Repeat verbatim the lines from the one containing "What matplotlib code" to the one containing "freq = np.geomspace(30, 1000, len(level))", ends included, minus any pictures.
# Data for processing start
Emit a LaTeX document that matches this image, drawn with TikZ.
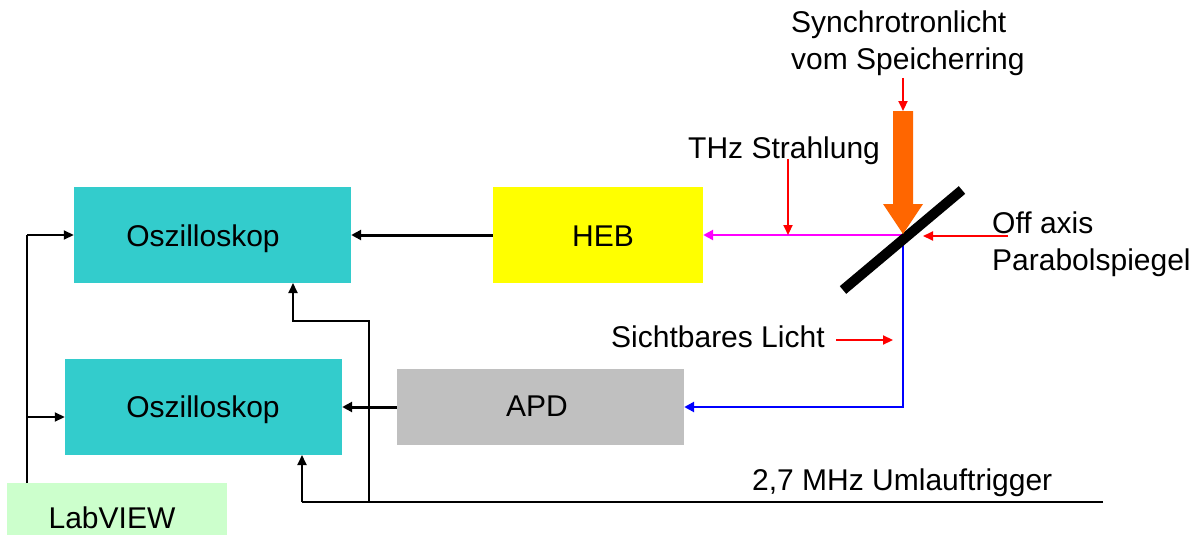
\documentclass[tikz,border=0pt]{standalone}
\usepackage{fontspec}
\setmainfont{Liberation Sans}
\usetikzlibrary{arrows.meta}
\definecolor{oszc}{HTML}{33CCCC}
\definecolor{labc}{HTML}{CCFFCC}
\definecolor{hebc}{HTML}{FFFF00}
\definecolor{apdc}{HTML}{C0C0C0}
\definecolor{orangec}{HTML}{FF6600}
\definecolor{magc}{HTML}{FF00FF}
\definecolor{bluec}{HTML}{0000FF}
\definecolor{redc}{HTML}{FF0000}
\tikzset{
  txt/.style={font=\fontsize{30}{36}\selectfont, inner sep=0pt},
  boxn/.style={inner sep=0pt, draw=none},
  blk/.style={line width=3pt, -{Triangle[length=10pt,width=10pt]}},
  thin/.style={line width=1.6pt},
  thinarr/.style={line width=1.8pt, -{Triangle[length=10pt,width=9pt]}},
  redarr/.style={redc, line width=2.2pt, -{Triangle[length=10pt,width=9pt]}},
  beam/.style={line width=2.8pt, -{Triangle[length=10pt,width=10pt]}}
}
\begin{document}
\begin{tikzpicture}[x=1pt,y=-1pt]
\useasboundingbox[fill=white] (0,0) rectangle (1200,535);
% boxes
\node[boxn, fill=oszc, minimum width=277pt, minimum height=96pt] (osc1) at (212.5,235) {};
\node[boxn, fill=oszc, minimum width=277pt, minimum height=96pt] (osc2) at (203.5,407) {};
\node[boxn, fill=labc, minimum width=220pt, minimum height=60pt] (lab) at (117,513) {};
\node[boxn, fill=hebc, minimum width=210pt, minimum height=96pt] (heb) at (598,235) {};
\node[boxn, fill=apdc, minimum width=287pt, minimum height=76pt] (apd) at (540.5,407) {};
% box texts
\node[txt, anchor=base] (t1) at (203,246) {Oszilloskop};
\node[txt, anchor=base] (t2) at (203,417) {Oszilloskop};
\node[txt, anchor=base] (t3) at (112,528) {LabVIEW};
\node[txt, anchor=base] (t4) at (603,246) {HEB};
\node[txt, anchor=base] (t5) at (537,416) {APD};
% labels
\node[txt, anchor=base west] (l1) at (791,33) {Synchrotronlicht};
\node[txt, anchor=base west] (l2) at (791,70) {vom Speicherring};
\node[txt, anchor=base west] (l3) at (688,158) {THz Strahlung};
\node[txt, anchor=base west] (l4) at (992,233) {Off axis};
\node[txt, anchor=base west] (l5) at (992,270) {Parabolspiegel};
\node[txt, anchor=base west] (l6) at (611,347) {Sichtbares Licht};
\node[txt, anchor=base west] (l7) at (752,490) {2,7 MHz Umlauftrigger};
% coordinates
\coordinate (m) at (903,235);
\coordinate (labtop) at (27,483);
\coordinate (trigend) at (1103,502);
% black connectors
\draw[blk] (heb.west) -- (osc1.east);
\draw[blk] (apd.west) -- (osc2.east);
\draw[thin] (labtop) -- (27,235);
\draw[thinarr] (27,235) -- (osc1.west);
\draw[thinarr] (27,417) -- (osc2.west |- 0,417);
\draw[thin] (trigend) -- (302,502);
\draw[thinarr] (302,502) -- (302,455);
\draw[thinarr] (369,502) -- (369,321) -- (293,321) -- (293,283);
% beams
\draw[beam, magc] (m) -- (heb.east);
\draw[beam, bluec] (m) -- (903,407) -- (apd.east);
% mirror
\draw[line width=10pt] (843,290) -- (962,190);
% orange arrow
\fill[orangec] (893,111) -- (913,111) -- (913,204) -- (923,204) -- (903,234) -- (883,204) -- (893,204) -- cycle;
% red arrows
\draw[redarr] (903,78) -- (903,111);
\draw[redarr] (788,159) -- (788,235);
\draw[redarr] (1008,236) -- (923,236);
\draw[redarr] (836,340) -- (893,340);
\end{tikzpicture}
\end{document}
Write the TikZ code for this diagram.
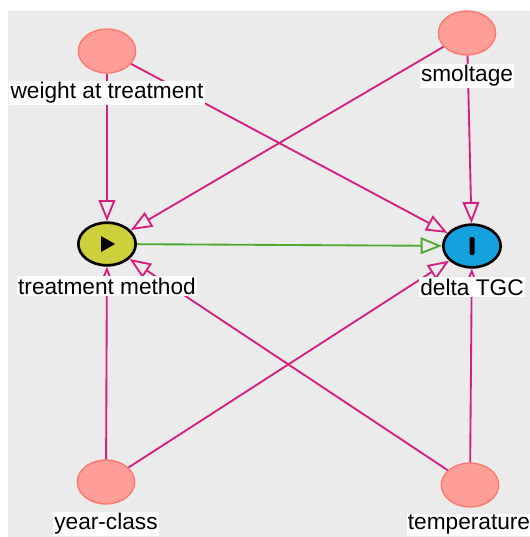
\documentclass[tikz,border=0pt]{standalone}
\usepackage{fontspec}
\setmainfont{Liberation Sans}
\usetikzlibrary{arrows.meta,shapes.geometric}
\definecolor{bggray}{RGB}{235,235,235}
\definecolor{pinkfill}{RGB}{255,158,150}
\definecolor{pinkline}{RGB}{255,120,110}
\definecolor{edgemag}{RGB}{214,32,128}
\definecolor{edgegreen}{RGB}{80,170,50}
\definecolor{expfill}{RGB}{205,208,58}
\definecolor{outfill}{RGB}{20,162,222}
\tikzset{
  var/.style={ellipse, draw=pinkline, fill=pinkfill, line width=1pt, minimum width=43pt, minimum height=33pt, inner sep=0pt},
  keyvar/.style={ellipse, draw=black, line width=2pt, minimum width=43pt, minimum height=32pt, inner sep=0pt},
  lab/.style={fill=white, inner sep=1pt, font=\fontsize{17}{19}\selectfont},
  causal/.style={draw=edgemag, line width=1.4pt, -{Triangle[open, length=16pt, width=12.5pt]}},
  effect/.style={draw=edgegreen, line width=1.4pt, -{Triangle[open, length=16pt, width=12.5pt]}}
}
\begin{document}
\begin{tikzpicture}[x=0.75pt, y=-0.75pt]
  \useasboundingbox (0,0) rectangle (530,537);
  \fill[white] (0,0) rectangle (530,537);
  \fill[bggray] (8,11) rectangle (530,537);
  % variables
  \node[var] (weight) at (107,51) {};
  \node[var] (smolt) at (467,33) {};
  \node[keyvar, fill=expfill] (treat) at (107,244) {};
  \node[keyvar, fill=outfill] (tgc) at (472,246) {};
  \node[var] (year) at (106,482) {};
  \node[var] (temp) at (470,485) {};
  \fill (treat.center) ++(-6,-8) -- ++(14,8) -- ++(-14,8) -- cycle;
  \fill[rounded corners=1pt] (tgc.center) ++(-2.5,-9) rectangle ++(5,18);
  % arrows
  \draw[causal] (weight) -- (treat);
  \draw[causal] (weight) -- (tgc);
  \draw[causal] (smolt) -- (treat);
  \draw[causal] (smolt) -- (tgc);
  \draw[causal] (year) -- (treat);
  \draw[causal] (year) -- (tgc);
  \draw[causal] (temp) -- (treat);
  \draw[causal] (temp) -- (tgc);
  \draw[effect] (treat) -- (tgc);
  % labels
  \node[lab] (weightlab) at (107,93) {weight at treatment};
  \node[lab] (smoltlab) at (467,76) {smoltage};
  \node[lab] (treatlab) at (107,286) {treatment method};
  \node[lab] (tgclab) at (472,287) {delta TGC};
  \node[lab] (yearlab) at (106,524) {year-class};
  \node[lab] (templab) at (469,525) {temperature};
\end{tikzpicture}
\end{document}
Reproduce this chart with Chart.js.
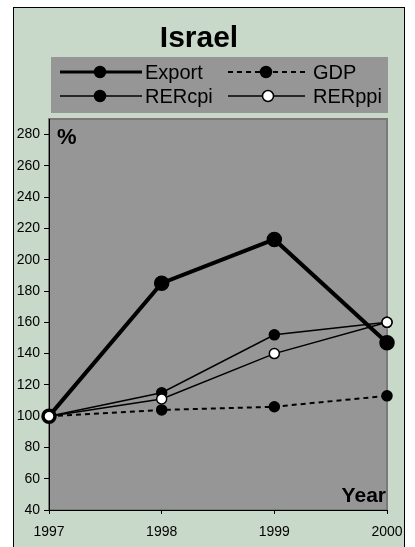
<!DOCTYPE html>
<html>
<head>
<meta charset="utf-8">
<style>
  html, body { margin: 0; padding: 0; background: #ffffff; }
  canvas { display: block; }
</style>
<script src="https://cdn.jsdelivr.net/npm/chart.js@4/dist/chart.umd.min.js"></script>
</head>
<body>
<canvas id="chart" width="415" height="547"></canvas>
<script>
// Index values, 1997 = 100
const years = ['1997', '1998', '1999', '2000'];
const exportIdx = [100, 185, 213, 147];
const gdpIdx = [100, 104, 106, 113];
const rerCpi = [100, 115, 152, 160];
const rerPpi = [100, 111, 140, 160];
const yTicks = [40, 60, 80, 100, 120, 140, 160, 180, 200, 220, 240, 260, 280];

const FONT = '"Liberation Sans", Arial, sans-serif';
const PAGE_BG = '#c9d9c9';
const PLOT_BG = '#969696';

const series = [
  { label: 'Export', data: exportIdx, width: 4, dash: [], radius: 7, fill: '#000000', order: 4 },
  { label: 'GDP', data: gdpIdx, width: 2, dash: [5, 4], radius: 5, fill: '#000000', order: 3 },
  { label: 'RERcpi', data: rerCpi, width: 1.5, dash: [], radius: 5, fill: '#000000', order: 2 },
  { label: 'RERppi', data: rerPpi, width: 1.5, dash: [], radius: 5, fill: '#ffffff', order: 1 }
];

// Frame, title, custom legend and axis captions
const decor = {
  id: 'decor',
  beforeDraw(chart) {
    const ctx = chart.ctx;
    const a = chart.chartArea;
    ctx.save();
    ctx.fillStyle = '#ffffff';
    ctx.fillRect(0, 0, chart.width, chart.height);
    ctx.fillStyle = PAGE_BG;
    ctx.fillRect(13.5, 7.5, 391, 560);
    ctx.strokeStyle = '#000000';
    ctx.lineWidth = 1;
    ctx.strokeRect(13.5, 7.5, 391, 560);
    ctx.fillStyle = PLOT_BG;
    ctx.fillRect(a.left, a.top, a.right - a.left, a.bottom - a.top);
    ctx.strokeStyle = '#7a7a7a';
    ctx.lineWidth = 2;
    ctx.strokeRect(a.left, a.top, a.right - a.left, a.bottom - a.top);
    ctx.restore();
  },
  afterDraw(chart) {
    const ctx = chart.ctx;
    const a = chart.chartArea;
    ctx.save();
    // title
    ctx.fillStyle = '#000000';
    ctx.textAlign = 'center';
    ctx.textBaseline = 'alphabetic';
    ctx.font = 'bold 30px ' + FONT;
    ctx.fillText('Israel', 199, 47);

    // legend box
    ctx.fillStyle = PLOT_BG;
    ctx.fillRect(51, 57, 337, 56);
    const slots = [
      { x0: 60, x1: 142, mx: 100, tx: 145, y: 72 },
      { x0: 228, x1: 305, mx: 266, tx: 313, y: 72 },
      { x0: 60, x1: 142, mx: 100, tx: 145, y: 96 },
      { x0: 228, x1: 305, mx: 268, tx: 313, y: 96 }
    ];
    chart.data.datasets.forEach((ds, i) => {
      const s = slots[i];
      ctx.strokeStyle = '#000000';
      ctx.lineWidth = Math.min(ds.borderWidth, 3);
      ctx.setLineDash(ds.borderDash || []);
      ctx.beginPath();
      ctx.moveTo(s.x0, s.y);
      ctx.lineTo(s.x1, s.y);
      ctx.stroke();
      ctx.setLineDash([]);
      ctx.beginPath();
      ctx.arc(s.mx, s.y, 5.5, 0, Math.PI * 2);
      ctx.fillStyle = ds.pointBackgroundColor;
      ctx.fill();
      ctx.lineWidth = 1.5;
      ctx.stroke();
      ctx.fillStyle = '#000000';
      ctx.textAlign = 'left';
      ctx.textBaseline = 'middle';
      ctx.font = '20px ' + FONT;
      ctx.fillText(ds.label, s.tx, s.y + 1);
    });

    // axis captions
    ctx.fillStyle = '#000000';
    ctx.textBaseline = 'alphabetic';
    ctx.font = 'bold 22px ' + FONT;
    ctx.textAlign = 'left';
    ctx.fillText('%', a.left + 8, a.top + 25);
    ctx.font = 'bold 21px ' + FONT;
    ctx.textAlign = 'right';
    ctx.fillText('Year', a.right - 1, a.bottom - 8);
    ctx.restore();
  }
};

new Chart(document.getElementById('chart'), {
  type: 'line',
  data: {
    labels: years,
    datasets: series.map(s => ({
      label: s.label,
      data: s.data,
      order: s.order,
      borderColor: '#000000',
      borderWidth: s.width,
      borderDash: s.dash,
      tension: 0,
      fill: false,
      pointRadius: s.radius,
      pointHoverRadius: s.radius,
      pointBackgroundColor: s.fill,
      pointBorderColor: '#000000',
      pointBorderWidth: 1.5
    }))
  },
  options: {
    responsive: false,
    devicePixelRatio: 1,
    animation: false,
    events: [],
    layout: { padding: { top: 119, right: 28, left: 0, bottom: 0 } },
    plugins: {
      legend: { display: false },
      title: { display: false },
      tooltip: { enabled: false }
    },
    scales: {
      x: {
        type: 'category',
        offset: false,
        afterFit(scale) { scale.height = 37; },
        grid: { display: true, drawOnChartArea: false, drawTicks: true, tickLength: 4, color: '#000000' },
        border: { display: true, color: '#000000', width: 1 },
        ticks: { color: '#000000', font: { family: FONT, size: 14 }, padding: 10, maxRotation: 0, autoSkip: false }
      },
      y: {
        min: 40,
        max: 290,
        afterBuildTicks(scale) { scale.ticks = yTicks.map(v => ({ value: v })); },
        afterFit(scale) { scale.width = 49; },
        grid: { display: true, drawOnChartArea: false, drawTicks: true, tickLength: 5, color: '#000000' },
        border: { display: true, color: '#000000', width: 1 },
        ticks: { color: '#000000', font: { family: FONT, size: 14 }, padding: 4 }
      }
    }
  },
  plugins: [decor]
});
</script>
</body>
</html>
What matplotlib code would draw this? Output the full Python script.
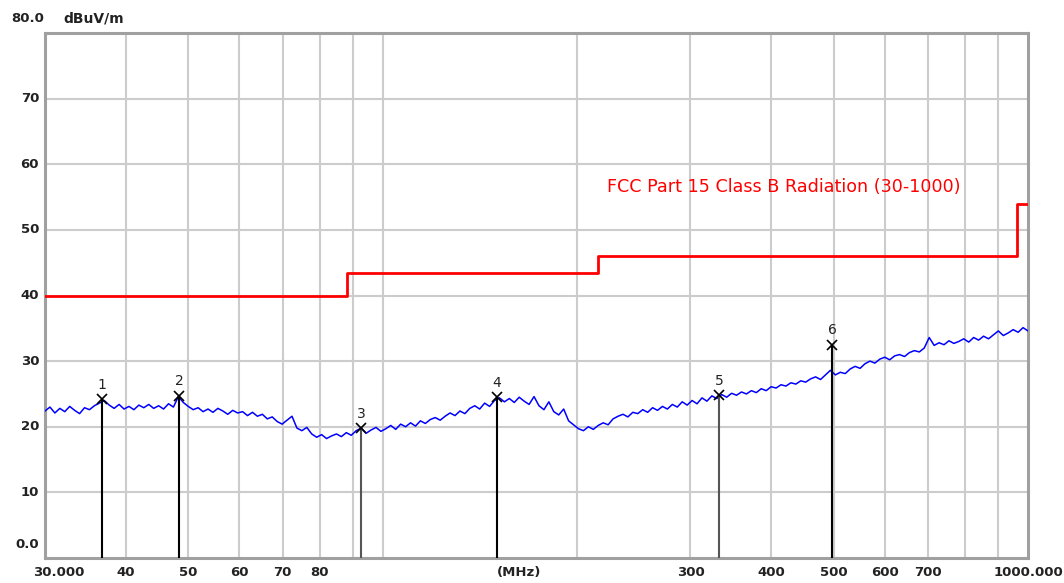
import numpy as np
import matplotlib
matplotlib.use("Agg")
import matplotlib.pyplot as plt
import matplotlib.transforms as mtransforms

level = [
    22.4, 23.0, 22.1, 22.8, 22.3, 23.1, 22.5, 22.0, 22.9, 22.6, 23.2, 23.6, 24.0, 23.3, 22.8, 23.4, 22.7, 23.1, 22.6, 23.3,
    22.9, 23.4, 22.8, 23.2, 22.7, 23.5, 23.0, 24.6, 23.7, 23.1, 22.6, 22.9, 22.3, 22.7, 22.2, 22.8, 22.4, 21.9, 22.5, 22.1,
    22.3, 21.7, 22.2, 21.6, 21.9, 21.2, 21.5, 20.8, 20.4, 21.0, 21.6, 19.8, 19.4, 19.9, 18.9, 18.4, 18.8, 18.2, 18.6, 18.9,
    18.5, 19.1, 18.7, 19.4, 19.8, 19.0, 19.5, 19.9, 19.3, 19.7, 20.2, 19.6, 20.4, 20.0, 20.6, 20.1, 20.9, 20.5, 21.1, 21.4,
    21.0, 21.6, 22.1, 21.7, 22.4, 22.0, 22.8, 23.2, 22.7, 23.6, 23.1, 24.0, 24.4, 23.8, 24.3, 23.7, 24.5, 23.9, 23.4, 24.6,
    23.2, 22.6, 23.8, 22.3, 21.8, 22.7, 20.9, 20.3, 19.7, 19.4, 20.0, 19.6, 20.2, 20.6, 20.3, 21.2, 21.6, 21.9, 21.5, 22.2,
    22.0, 22.6, 22.2, 22.9, 22.5, 23.1, 22.7, 23.4, 23.0, 23.8, 23.3, 24.0, 23.5, 24.4, 23.9, 24.7, 24.3, 24.9, 24.5, 25.1,
    24.8, 25.3, 25.0, 25.5, 25.2, 25.8, 25.5, 26.1, 25.9, 26.4, 26.2, 26.7, 26.5, 27.0, 26.8, 27.3, 27.6, 27.2, 27.9, 28.6,
    27.9, 28.3, 28.1, 28.8, 29.2, 28.9, 29.6, 30.0, 29.7, 30.3, 30.6, 30.2, 30.8, 31.0, 30.7, 31.3, 31.6, 31.4, 32.0, 33.6,
    32.4, 32.8, 32.5, 33.1, 32.7, 33.0, 33.4, 32.9, 33.6, 33.2, 33.8, 33.4, 34.0, 34.6, 33.9, 34.3, 34.8, 34.4, 35.1, 34.6,
]
freq = np.geomspace(30, 1000, len(level))

# FCC Part 15 class B limit
limit_freq = [30, 88, 216, 960, 1000]
limit_level = [40, 43.5, 46, 54, 54]

# peak markers
mk_freq = [36.7, 48.4, 92.6, 150.4, 332, 497]
mk_level = [24.2, 24.7, 19.8, 24.5, 24.8, 32.5]
mk_color = ['black', 'black', '#555555', 'black', '#555555', 'black']

xtick_vals = [31.5, 40, 50, 60, 70, 80, 163, 300, 400, 500, 600, 700, 1000]
xtick_txt = ['30.000', '40', '50', '60', '70', '80', '(MHz)', '300', '400', '500', '600', '700', '1000.000']
ytick_vals = [0, 10, 20, 30, 40, 50, 60, 70]
ytick_txt = ['0.0', '10', '20', '30', '40', '50', '60', '70']

fig = plt.figure(figsize=(10.64, 5.83), dpi=100)
ax = fig.add_axes([45/1064, 25/583, 983/1064, 525/583])
ax.set_xscale('log')
ax.set_xlim(30, 1000)
ax.set_ylim(0, 80)

grid_x = [40, 50, 60, 70, 80, 90, 100, 200, 300, 400, 500, 600, 700, 800, 900]
for g in grid_x:
    ax.axvline(g, color='#cccccc', lw=1.5, zorder=0)
for g in range(10, 80, 10):
    ax.axhline(g, color='#cccccc', lw=1.5, zorder=0)

ax.set_xticks([])
ax.set_xticks([], minor=True)
ax.set_yticks([])
for s in ax.spines.values():
    s.set_color('#a0a0a0')
    s.set_linewidth(2.2)

fnt = dict(fontsize=9.5, fontweight='bold', color='#222222')
trx = mtransforms.blended_transform_factory(ax.transData, ax.transAxes)
for v, t in zip(xtick_vals, xtick_txt):
    ax.text(v, -0.028, t, transform=trx, ha='center', va='center', **fnt)

try_ = mtransforms.blended_transform_factory(ax.transAxes, ax.transData)
for v, t in zip(ytick_vals, ytick_txt):
    yy = v + 2 if v == 0 else v
    ax.text(-0.006, yy, t, transform=try_, ha='right', va='center', **fnt)
ax.text(-0.001, 82.2, '80.0', transform=try_, ha='right', va='center', clip_on=False, **fnt)
ax.text(0.019, 82.2, 'dBuV/m', transform=try_, ha='left', va='center', clip_on=False,
        fontsize=10, fontweight='bold', color='#222222')

ax.step(limit_freq, limit_level, where='post', color='#ff0000', lw=2, zorder=3)
ax.text(0.572, 56.5, 'FCC Part 15 Class B Radiation (30-1000)', transform=try_,
        color='#ff0000', fontsize=12.6, ha='left', va='center')

ax.plot(freq, level, color='#0000ff', lw=1.1, zorder=4)

for i, (f, l) in enumerate(zip(mk_freq, mk_level)):
    ax.vlines(f, 0, l, color=mk_color[i], lw=1.5, zorder=5)
    ax.plot(f, l, marker='x', color='black', ms=7, mew=1.2, zorder=6)
    ax.text(f, l + 2.2, str(i + 1), ha='center', va='center', fontsize=10, color='#222222', zorder=6)

fig.savefig('out.png', dpi=100)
# Data for processing end
Result for this exercise —
What matplotlib code would draw this? Output the full Python script.
import numpy as np
import matplotlib
matplotlib.use("Agg")
import matplotlib.pyplot as plt
import matplotlib.transforms as mtransforms

level = [
    22.4, 23.0, 22.1, 22.8, 22.3, 23.1, 22.5, 22.0, 22.9, 22.6, 23.2, 23.6, 24.0, 23.3, 22.8, 23.4, 22.7, 23.1, 22.6, 23.3,
    22.9, 23.4, 22.8, 23.2, 22.7, 23.5, 23.0, 24.6, 23.7, 23.1, 22.6, 22.9, 22.3, 22.7, 22.2, 22.8, 22.4, 21.9, 22.5, 22.1,
    22.3, 21.7, 22.2, 21.6, 21.9, 21.2, 21.5, 20.8, 20.4, 21.0, 21.6, 19.8, 19.4, 19.9, 18.9, 18.4, 18.8, 18.2, 18.6, 18.9,
    18.5, 19.1, 18.7, 19.4, 19.8, 19.0, 19.5, 19.9, 19.3, 19.7, 20.2, 19.6, 20.4, 20.0, 20.6, 20.1, 20.9, 20.5, 21.1, 21.4,
    21.0, 21.6, 22.1, 21.7, 22.4, 22.0, 22.8, 23.2, 22.7, 23.6, 23.1, 24.0, 24.4, 23.8, 24.3, 23.7, 24.5, 23.9, 23.4, 24.6,
    23.2, 22.6, 23.8, 22.3, 21.8, 22.7, 20.9, 20.3, 19.7, 19.4, 20.0, 19.6, 20.2, 20.6, 20.3, 21.2, 21.6, 21.9, 21.5, 22.2,
    22.0, 22.6, 22.2, 22.9, 22.5, 23.1, 22.7, 23.4, 23.0, 23.8, 23.3, 24.0, 23.5, 24.4, 23.9, 24.7, 24.3, 24.9, 24.5, 25.1,
    24.8, 25.3, 25.0, 25.5, 25.2, 25.8, 25.5, 26.1, 25.9, 26.4, 26.2, 26.7, 26.5, 27.0, 26.8, 27.3, 27.6, 27.2, 27.9, 28.6,
    27.9, 28.3, 28.1, 28.8, 29.2, 28.9, 29.6, 30.0, 29.7, 30.3, 30.6, 30.2, 30.8, 31.0, 30.7, 31.3, 31.6, 31.4, 32.0, 33.6,
    32.4, 32.8, 32.5, 33.1, 32.7, 33.0, 33.4, 32.9, 33.6, 33.2, 33.8, 33.4, 34.0, 34.6, 33.9, 34.3, 34.8, 34.4, 35.1, 34.6,
]
freq = np.geomspace(30, 1000, len(level))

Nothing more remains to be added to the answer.